By contrast, Campos announced programs that directly addressed complaints of protesters. His platform included a plan to provide free bus passes to students, costing the government R$12 billion ($5.3 billion) per year.
Campos also had a more detailed plan to improve Brazil’s education system - another focus of the protest movement.
Campos and his running mate Marina Silva had proposed to create a nationwide “integral” education system that would provide students a full day of school--including lunches and classes in art, sports and music--to replace the current half-day system in most public schools.
“Comprehensive education in public education would encourage and give opportunities to students who aspire to grow in life with a decent education,” said Gabriel Lepletier, a 19-year-old student from Cuiaba. “Campos believed that youth is the future of the country.”
For many, Campos’ appeal was simply that he offered a third way. Dilma’s party, the Partido dos Trabalhadores, or PT, has been in power for 12 years; before that the Partido de Social Democracia Brasileira, or PSDB, had held power for eight years. The PSDB candidate, Aecio Neves, is currently second in the polls.
“Campos represented a challenge to two comfortable parties who already seem to be sharing the spoils of power between them,” said Francois Le Grand, a 25-year-old legal researcher originally from Salvador. “A young politician always brings with him the hope that politics can be done differently, and Eduardo Campos seemed to represent that; he was a possibility.”
Many of today’s young voters came to political consciousness with the PT in power, and at the time when the party was rocked by scandals.
“It's disheartening to read about corruption, not once, but repeatedly every month, every year,” Le Grand said. “So Eduardo Campos represented a clean slate. No one expected him to change politics overnight, or to solve all the problems of Brazil, but he spoke a discourse of change and politically, we still need some.”
“Campos was modern, he listened to youth, to the streets. He understood that violence disproportionately affects young black people, and he had a really successful program in [his home state] Pernambuco to address that,” Dutra said. “I don’t see the other candidates putting young people in strategic positions, or even really listening to them.”
Dutra said that for most young Brazilians the best option he sees now is if Campos’ running mate, Marina Silva, steps up and takes Campos’ place as candidate.
“I think she will try her best to represent Campos,” he said. “They had good policies, good programs that they worked out together and if she sticks to them and does her best she will be a good representative too.”

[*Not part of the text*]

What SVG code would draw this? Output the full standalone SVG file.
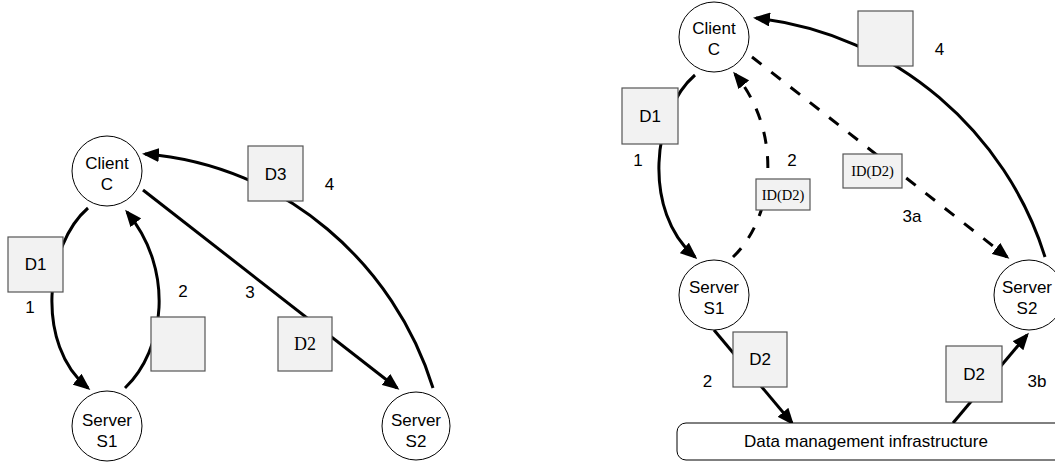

Marina Silva, left, a former senator and environment minister, and Pernambuco state Gov. Eduardo Campos, raise their arms during a rally last October. AP hoto by Eraldo Peres
Political scientist David Fleischer of the University of Brasilia said that he thinks it is “very likely” that Silva, who is famous for campaigning on green issues, will become the PSB’s candidate, and that she could even surpass Campos’ spot in the polls. Having run against Dilma in 2010 as a Green Party candidate – when she gained almost 20 million votes – she has much better name recognition than Campos. Most analysts believe Campos was using this election to gain recognition, and run again seriously in 2018.
“What will be interesting is watching Aecio, to see if he tries to appeal to the youth vote now,” said Fleischer. “I think we’ll see a tilt from him towards environmental protection and sustainability.”
If Silva does run, Fleischer says Brazilian youth are very likely to transfer their support to her, drawn by her commitment to environmental issues and her canny use of social media, as well as her link to Campos.
But for many young Brazilians, especially those in Campos’ party, it won’t be the same.